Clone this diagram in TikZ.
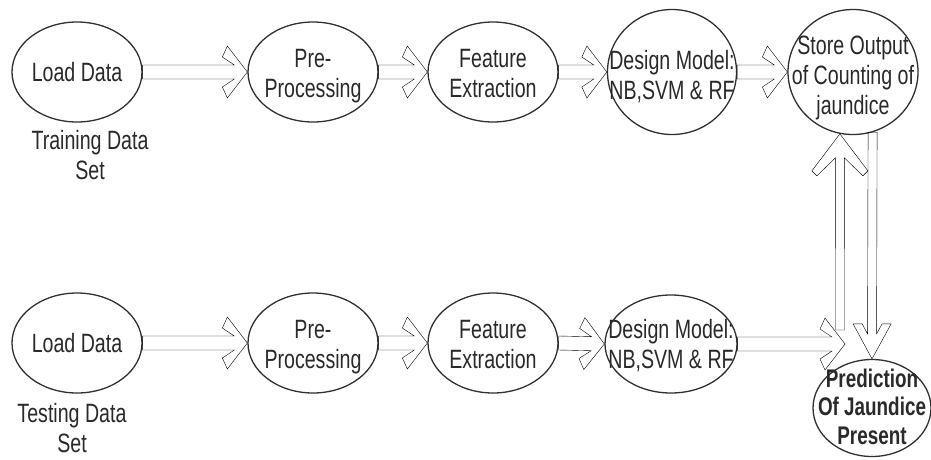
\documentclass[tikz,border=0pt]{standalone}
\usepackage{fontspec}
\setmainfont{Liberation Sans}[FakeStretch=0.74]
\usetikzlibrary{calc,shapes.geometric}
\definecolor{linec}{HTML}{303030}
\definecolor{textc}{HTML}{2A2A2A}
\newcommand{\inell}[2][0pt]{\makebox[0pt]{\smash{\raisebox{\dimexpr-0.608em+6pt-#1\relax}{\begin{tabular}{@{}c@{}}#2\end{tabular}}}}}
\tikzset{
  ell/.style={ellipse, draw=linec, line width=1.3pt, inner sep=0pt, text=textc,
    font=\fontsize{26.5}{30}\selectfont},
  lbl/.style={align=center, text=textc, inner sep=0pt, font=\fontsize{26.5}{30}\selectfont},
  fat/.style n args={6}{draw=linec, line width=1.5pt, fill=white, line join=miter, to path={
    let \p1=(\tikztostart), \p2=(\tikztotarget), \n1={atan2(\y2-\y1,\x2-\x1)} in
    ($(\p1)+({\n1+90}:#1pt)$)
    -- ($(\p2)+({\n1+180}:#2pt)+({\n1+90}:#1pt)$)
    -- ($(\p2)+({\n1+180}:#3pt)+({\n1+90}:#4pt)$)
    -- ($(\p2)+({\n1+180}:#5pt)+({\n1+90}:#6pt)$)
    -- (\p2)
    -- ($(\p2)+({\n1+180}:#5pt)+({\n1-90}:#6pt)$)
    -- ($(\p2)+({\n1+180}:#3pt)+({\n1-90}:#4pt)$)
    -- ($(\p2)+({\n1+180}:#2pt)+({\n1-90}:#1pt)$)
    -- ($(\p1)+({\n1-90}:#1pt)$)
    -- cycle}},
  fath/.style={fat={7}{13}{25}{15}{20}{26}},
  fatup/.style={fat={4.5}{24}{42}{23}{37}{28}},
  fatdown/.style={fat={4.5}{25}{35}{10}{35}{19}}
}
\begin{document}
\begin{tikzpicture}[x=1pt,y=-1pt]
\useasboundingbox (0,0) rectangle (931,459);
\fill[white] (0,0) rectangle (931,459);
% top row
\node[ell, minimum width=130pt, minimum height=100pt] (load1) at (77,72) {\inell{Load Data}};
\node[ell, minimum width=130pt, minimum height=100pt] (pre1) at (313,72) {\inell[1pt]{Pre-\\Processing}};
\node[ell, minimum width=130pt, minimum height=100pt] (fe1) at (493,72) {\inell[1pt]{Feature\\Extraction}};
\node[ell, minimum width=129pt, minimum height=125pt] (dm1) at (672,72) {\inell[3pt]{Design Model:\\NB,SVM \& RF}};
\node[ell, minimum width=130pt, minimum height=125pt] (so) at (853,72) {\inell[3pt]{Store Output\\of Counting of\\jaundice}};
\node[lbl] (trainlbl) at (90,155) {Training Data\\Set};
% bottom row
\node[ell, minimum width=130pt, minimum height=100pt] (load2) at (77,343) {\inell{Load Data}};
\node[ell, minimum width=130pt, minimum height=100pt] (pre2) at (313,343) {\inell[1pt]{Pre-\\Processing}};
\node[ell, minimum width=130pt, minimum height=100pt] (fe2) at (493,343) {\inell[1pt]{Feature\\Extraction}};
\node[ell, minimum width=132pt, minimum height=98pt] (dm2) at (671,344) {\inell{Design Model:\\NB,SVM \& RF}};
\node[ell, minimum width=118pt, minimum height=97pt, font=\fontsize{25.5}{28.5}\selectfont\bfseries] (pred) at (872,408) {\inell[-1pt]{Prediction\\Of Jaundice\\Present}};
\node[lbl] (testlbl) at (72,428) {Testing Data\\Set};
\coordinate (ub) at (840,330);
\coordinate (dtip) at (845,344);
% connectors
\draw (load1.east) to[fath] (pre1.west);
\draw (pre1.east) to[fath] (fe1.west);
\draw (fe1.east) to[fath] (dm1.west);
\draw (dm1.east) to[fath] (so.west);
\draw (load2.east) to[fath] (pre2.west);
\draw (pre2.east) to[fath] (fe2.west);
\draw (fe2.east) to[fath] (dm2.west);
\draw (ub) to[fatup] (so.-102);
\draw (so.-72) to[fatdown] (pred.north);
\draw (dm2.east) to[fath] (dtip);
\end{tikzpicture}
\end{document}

________________________________________

• [Stated exercise]: Copy out each line exactly, without the pictures.

• [Final result]:
Clone this diagram in TikZ.
\documentclass[tikz,border=0pt]{standalone}
\usepackage{fontspec}
\setmainfont{Liberation Sans}[FakeStretch=0.74]
\usetikzlibrary{calc,shapes.geometric}
\definecolor{linec}{HTML}{303030}
\definecolor{textc}{HTML}{2A2A2A}
\newcommand{\inell}[2][0pt]{\makebox[0pt]{\smash{\raisebox{\dimexpr-0.608em+6pt-#1\relax}{\begin{tabular}{@{}c@{}}#2\end{tabular}}}}}
\tikzset{
  ell/.style={ellipse, draw=linec, line width=1.3pt, inner sep=0pt, text=textc,
    font=\fontsize{26.5}{30}\selectfont},
  lbl/.style={align=center, text=textc, inner sep=0pt, font=\fontsize{26.5}{30}\selectfont},
  fat/.style n args={6}{draw=linec, line width=1.5pt, fill=white, line join=miter, to path={
    let \p1=(\tikztostart), \p2=(\tikztotarget), \n1={atan2(\y2-\y1,\x2-\x1)} in
    ($(\p1)+({\n1+90}:#1pt)$)
    -- ($(\p2)+({\n1+180}:#2pt)+({\n1+90}:#1pt)$)
    -- ($(\p2)+({\n1+180}:#3pt)+({\n1+90}:#4pt)$)
    -- ($(\p2)+({\n1+180}:#5pt)+({\n1+90}:#6pt)$)
    -- (\p2)
    -- ($(\p2)+({\n1+180}:#5pt)+({\n1-90}:#6pt)$)
    -- ($(\p2)+({\n1+180}:#3pt)+({\n1-90}:#4pt)$)
    -- ($(\p2)+({\n1+180}:#2pt)+({\n1-90}:#1pt)$)
    -- ($(\p1)+({\n1-90}:#1pt)$)
    -- cycle}},
  fath/.style={fat={7}{13}{25}{15}{20}{26}},
  fatup/.style={fat={4.5}{24}{42}{23}{37}{28}},
  fatdown/.style={fat={4.5}{25}{35}{10}{35}{19}}
}
\begin{document}
\begin{tikzpicture}[x=1pt,y=-1pt]
\useasboundingbox (0,0) rectangle (931,459);
\fill[white] (0,0) rectangle (931,459);
% top row
\node[ell, minimum width=130pt, minimum height=100pt] (load1) at (77,72) {\inell{Load Data}};
\node[ell, minimum width=130pt, minimum height=100pt] (pre1) at (313,72) {\inell[1pt]{Pre-\\Processing}};
\node[ell, minimum width=130pt, minimum height=100pt] (fe1) at (493,72) {\inell[1pt]{Feature\\Extraction}};
\node[ell, minimum width=129pt, minimum height=125pt] (dm1) at (672,72) {\inell[3pt]{Design Model:\\NB,SVM \& RF}};
\node[ell, minimum width=130pt, minimum height=125pt] (so) at (853,72) {\inell[3pt]{Store Output\\of Counting of\\jaundice}};
\node[lbl] (trainlbl) at (90,155) {Training Data\\Set};
% bottom row
\node[ell, minimum width=130pt, minimum height=100pt] (load2) at (77,343) {\inell{Load Data}};
\node[ell, minimum width=130pt, minimum height=100pt] (pre2) at (313,343) {\inell[1pt]{Pre-\\Processing}};
\node[ell, minimum width=130pt, minimum height=100pt] (fe2) at (493,343) {\inell[1pt]{Feature\\Extraction}};
\node[ell, minimum width=132pt, minimum height=98pt] (dm2) at (671,344) {\inell{Design Model:\\NB,SVM \& RF}};
\node[ell, minimum width=118pt, minimum height=97pt, font=\fontsize{25.5}{28.5}\selectfont\bfseries] (pred) at (872,408) {\inell[-1pt]{Prediction\\Of Jaundice\\Present}};
\node[lbl] (testlbl) at (72,428) {Testing Data\\Set};
\coordinate (ub) at (840,330);
\coordinate (dtip) at (845,344);
% connectors
\draw (load1.east) to[fath] (pre1.west);
\draw (pre1.east) to[fath] (fe1.west);
\draw (fe1.east) to[fath] (dm1.west);
\draw (dm1.east) to[fath] (so.west);
\draw (load2.east) to[fath] (pre2.west);
\draw (pre2.east) to[fath] (fe2.west);
\draw (fe2.east) to[fath] (dm2.west);
\draw (ub) to[fatup] (so.-102);
\draw (so.-72) to[fatdown] (pred.north);
\draw (dm2.east) to[fath] (dtip);
\end{tikzpicture}
\end{document}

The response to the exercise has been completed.